Огромная, чуть не под колосники, конструкция легко трансформируется, переорганизовывая пространство – от непреодолимой стены на авансцене в начале спектакля до клетки, ставшей последним обиталищем Пугачева, откуда в финале вырвется луч света, скользнет по лицам зрителей, и все погрузится во тьму, история завершится.
Слаженность актерского ансамбля восхищает
Само действие очень динамично, картины сменяются мгновенно, мизансцены простроены так, что занимают все пространство сцены, что как бы масштабирует происходящее, придает ему особый размах и соответствует ритму есенинского стиха. Постоянная смена ритмов – еще одно достоинство спектакля: тотемный танец, ритуальный, воинственный, хороводные игры с Козой, побасенки про Стеньку Разина, персонажи в харях, – все это вовлекает нас в круговерть жизни на российских просторах. Атмосферу бескрайности степей сменяет ожесточенность ближнего боя – актеры легко взлетают на верхние ярусы сценической конструкции, так же легко вновь оказываются на сцене и уже перемещают декорационные элементы, организовывая новое место действия. При этом режиссеру удается избежать грубой иллюстративности. В одной из сцен Пугачев (Владимир Свирский) на большой скорости выполняет движение, сходное с вращением. И все это опирается на поэтическое слово. И ни разу никто не сбился, не запнулся, не выпал из общего ряда. Высокий профессиональный уровень и слаженность актерского ансамбля вызывают восхищение. Единственным недостатком, на мой взгляд, было неполное актерское погружение в проживание внутренней жизни персонажа. Однако не убеждена, что это можно отнести к качеству спектакля в целом, допускаю, что это было свойственно конкретному (первому) показу на незнакомой площадке.
Музыкальная и звуковая партитура тоже ритмизует и собирает спектакль в единое целое. Звучащая а`капелла, на несколько мужских голосов старая каторжанская песня «Куда летишь, кукушечка» резко оборвется на третьем куплете. Ее почти речитативом допоет-договорит Калика, заметно приглушив лирический пафос, придав ее содержанию документальность факта. Звучат в спектакле и женские голоса. Плакальщиц, кроме актрис Александры Кесельман и Елизаветы Бойко, исполняют студентки мастерской Евгения Каменьковича (художественного руководителя театра) в ГИТИСе.
Пустых сцен просто нет
В спектакль введен и несет существенную смысловую нагрузку персонаж покойного императора, в программке обозначенного как Петр III, слух (Томас Моцкус).
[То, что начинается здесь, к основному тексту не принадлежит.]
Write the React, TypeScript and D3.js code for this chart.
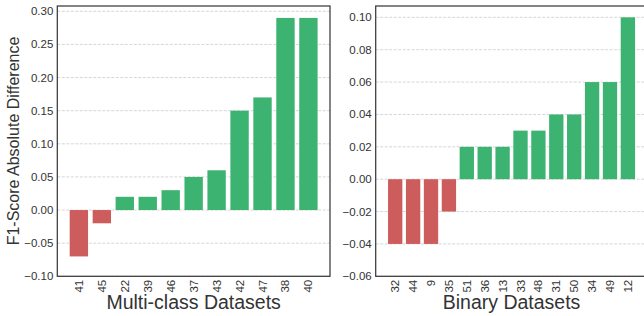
import * as d3 from 'd3';

const multiLabels = ['41', '45', '22', '39', '46', '37', '43', '42', '47', '38', '40'];
const multiValues = [-0.07, -0.02, 0.02, 0.02, 0.03, 0.05, 0.06, 0.15, 0.17, 0.29, 0.29];
const multiTicks = [-0.1, -0.05, 0, 0.05, 0.1, 0.15, 0.2, 0.25, 0.3];

const binaryLabels = ['32', '44', '9', '35', '51', '36', '13', '33', '48', '31', '50', '34', '49', '12'];
const binaryValues = [-0.04, -0.04, -0.04, -0.02, 0.02, 0.02, 0.02, 0.03, 0.03, 0.04, 0.04, 0.06, 0.06, 0.1];
const binaryTicks = [-0.06, -0.04, -0.02, 0, 0.02, 0.04, 0.06, 0.08, 0.1];

const POS = '#3cb371';
const NEG = '#cd5c5c';
const FONT = '"Liberation Sans", Arial, sans-serif';
const TXT = '#333';

const fmt = (d: number) => d3.format('.2f')(d).replace('-', '\u2212');

type PanelProps = {
  labels: string[];
  values: number[];
  ticks: number[];
  yMin: number;
  left: number;
  right: number;
  xlabel: string;
};

const top = 6;
const bottom = 276.3;

function Panel({ labels, values, ticks, yMin, left, right, xlabel }: PanelProps) {
  const n = labels.length;
  const span = (n - 1 + 0.8) * 0.05;
  const x = d3.scaleLinear().domain([-0.4 - span, n - 0.6 + span]).range([left, right]);
  const yMaxData = d3.max(values) as number;
  const yMinData = d3.min(values) as number;
  const yMax = yMaxData + (yMaxData - yMinData) * 0.05;
  const y = d3.scaleLinear().domain([yMin, yMax]).range([bottom, top]);
  const bw = x(0.4) - x(-0.4);
  return (
    <g>
      {ticks.map((t) => (
        <line key={'g' + t} x1={left} x2={right} y1={y(t)} y2={y(t)} stroke="#cccccc" strokeWidth={0.8} strokeDasharray="3,1.5" />
      ))}
      {values.map((v, i) => (
        <rect
          key={'b' + i}
          x={x(i) - bw / 2}
          width={bw}
          y={Math.min(y(v), y(0))}
          height={Math.abs(y(v) - y(0))}
          fill={v >= 0 ? POS : NEG}
        />
      ))}
      <rect x={left} y={top} width={right - left} height={bottom - top} fill="none" stroke="#3a3a3a" strokeWidth={1.25} />
      {ticks.map((t) => (
        <text key={'t' + t} x={left - 4} y={y(t)} dy="0.35em" textAnchor="end" fontSize={11.5} fontFamily={FONT} fill={TXT}>
          {fmt(t)}
        </text>
      ))}
      {labels.map((l, i) => (
        <text
          key={'l' + i}
          transform={`translate(${x(i)},${bottom + 3.5}) rotate(-90)`}
          dy="0.35em"
          textAnchor="end"
          fontSize={11.5}
          fontFamily={FONT}
          fill={TXT}
        >
          {l}
        </text>
      ))}
      <text x={(left + right) / 2} y={309} textAnchor="middle" fontSize={19.5} fontFamily={FONT} fill={TXT}>
        {xlabel}
      </text>
    </g>
  );
}

export default function App() {
  return (
    <svg width={644} height={316} style={{ position: 'absolute', left: 0, top: 0, background: '#fff' }}>
      <text
        transform="translate(19,141) rotate(-90)"
        textAnchor="middle"
        fontSize={16}
        fontFamily={FONT}
        fill={TXT}
      >
        F1-Score Absolute Difference
      </text>
      <Panel labels={multiLabels} values={multiValues} ticks={multiTicks} yMin={-0.1} left={57.3} right={330} xlabel="Multi-class Datasets" />
      <Panel labels={binaryLabels} values={binaryValues} ticks={binaryTicks} yMin={-0.06} left={375.7} right={647.4} xlabel="Binary Datasets" />
    </svg>
  );
}
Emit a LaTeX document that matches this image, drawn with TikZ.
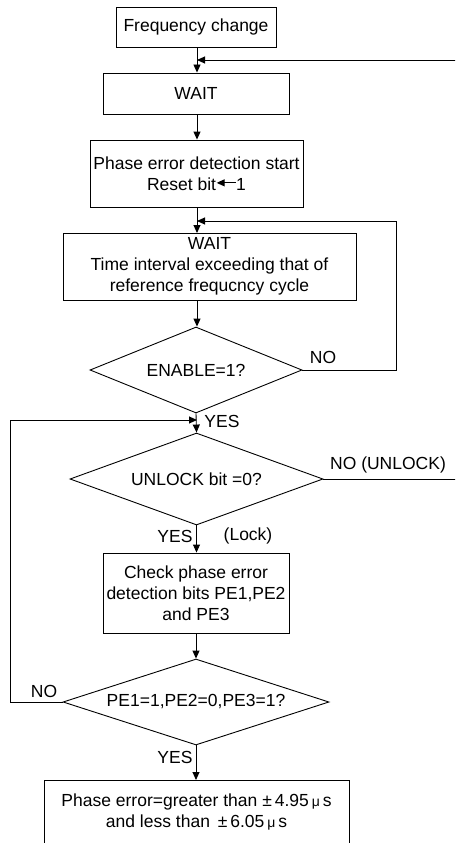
\documentclass[tikz,border=0pt]{standalone}
\usepackage{fontspec}
\setmainfont{Liberation Sans}
\usetikzlibrary{shapes.geometric,arrows.meta}
\newcommand{\resetarrow}{\tikz[baseline=-0.3ex,x=1pt,y=1pt]\draw[line width=1.1pt,-{Triangle[length=8pt,width=7pt]}] (19,0.5ex) -- (0,0.5ex);}
\newcommand{\smallmu}{{\fontsize{14}{14}\selectfont μ}}
\begin{document}
\begin{tikzpicture}[x=1pt,y=-1pt,
  every node/.style={font=\fontsize{17.5}{21}\selectfont, inner sep=0pt},
  box/.style={draw, line width=0.9pt, rectangle, align=center},
  dia/.style={draw, line width=0.9pt, diamond, inner sep=0pt},
  conn/.style={line width=0.9pt},
  arr/.style={line width=0.9pt, -{Triangle[length=8pt,width=7pt]}}]
\useasboundingbox (0,0) rectangle (455,843);
\clip (0,0) rectangle (455,843);

% nodes
\node[box, minimum width=160pt, minimum height=40pt] (fc) at (196,27) {Frequency change};
\node[box, minimum width=186pt, minimum height=41pt] (w1) at (196,93.5) {WAIT};
\node[box, minimum width=213pt, minimum height=67pt] (ped) at (196.5,173.5) {Phase error detection start\\Reset bit\resetarrow1};
\node[box, minimum width=293pt, minimum height=67pt] (w2) at (209.5,266.5) {WAIT\\Time interval exceeding that of\\reference frequcncy cycle};
\coordinate (w2in) at (197,233);
\coordinate (w2out) at (197,300);
\node[dia, aspect=2.465, minimum width=212pt, minimum height=86pt] (d1) at (196,370) {ENABLE=1?};
\node[dia, aspect=2.75, minimum width=253pt, minimum height=92pt] (d2) at (196.5,479) {UNLOCK bit =0?};
\node[box, minimum width=186pt, minimum height=80pt] (chk) at (196,593) {Check phase error\\detection bits PE1,PE2\\and PE3};
\node[dia, aspect=3.093, minimum width=266pt, minimum height=86pt] (d3) at (196,702) {PE1=1,PE2=0,PE3=1?};
\node[box, minimum width=305pt, minimum height=100pt, anchor=north] (fin) at (196.5,780) {};
\node[align=center] (fintxt) at (196.5,812) {Phase error=greater than ±\,4.95\,\smallmu\,s\\and less than \,±\,6.05\,\smallmu\,s};

% free ends and bends
\coordinate (topin) at (456,60);
\coordinate (topjoin) at (197,60);
\coordinate (nr) at (396,370);
\coordinate (nrtop) at (396,221);
\coordinate (w2join) at (197,221);
\coordinate (nl) at (10,702);
\coordinate (nltop) at (10,420);
\coordinate (d2join) at (197,420);
\coordinate (unl) at (456,479);

% main flow
\draw[arr] (fc.south -| topjoin) -- (w1.north -| topjoin);
\draw[arr] (w1.south -| topjoin) -- (ped.north -| topjoin);
\draw[arr] (ped.south -| w2in) -- (w2in);
\draw[arr] (w2out) -- (d1.north -| w2out);
\draw[arr] (d1.south) -- (d2.north);
\draw[arr] (d2.south) -- (chk.north -| d2.south);
\draw[arr] (chk.south) -- (d3.north);
\draw[arr] (d3.south) -- (fin.north -| d3.south);

% feedback lines
\draw[arr] (topin) -- (topjoin);
\draw[arr] (d1.east) -- (nr) -- (nrtop) -- (w2join);
\draw[arr] (d3.west) -- (nl) -- (nltop) -- (d2join);
\draw[conn] (d2.east) -- (unl);

% labels
\node (yes1) at (222,421) {YES};
\node (no1) at (323,357) {NO};
\node (no2) at (388,465) {NO (UNLOCK)};
\node (yes2) at (175,536) {YES};
\node (lock) at (248,536) {(Lock)};
\node (no3) at (44,691) {NO};
\node (yes3) at (175,757) {YES};
\end{tikzpicture}
\end{document}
Парик, несколько размытые гримом черты лица, колокольчик в руке и характерный смешок. В свой малиново-пурпурный в цвет царской власти камзол он облачит Пугачева, решившего объявить себя «чудесно спасенным» императором, а когда тот будет разбит, заберет царские одежды обратно, осторожно обнюхав камзол и брезгливо поморщившись при этом – на трон посягнул, самозванец? Или в момент, когда мы узнаем, что отряды Пугачева терпят поражение, появится на заднем плане, проведя за собой убиенных, ставших первыми жертвами бунтовщиков, как бы намекая на возмездие за преступно пролитую кровь – ведь «целовали крест», «клялись», присягая Екатерине.
Пустых сцен в спектакле просто нет. Вот появляется Хлопуша (Тагир Рахимов), звучит знаменитое «Я хочу видеть этого человека» (актер, отдадим ему должное, читает монолог по-своему, никого не копируя), и рассыпанные по сцене казаки в своей массе как бы противостоят ему. Но по мере повествования его рассказ увлекает их и Хлопуша уже на первом плане, он лидер мнения, а они, пластически перегруппировавшись, устремляются за ним…
Бывают спектакли, вызывающие огромный эмоциональный отклик, который быстро переживается и не то чтобы забывается, но его острота затухает вместе с аплодисментами. А от таких спектаклей, как Пугачев, остается долгое послевкусие – о нем продолжаешь размышлять, прокручиваешь в памяти какие-то сцены, порой даже приходишь к неожиданным выводам.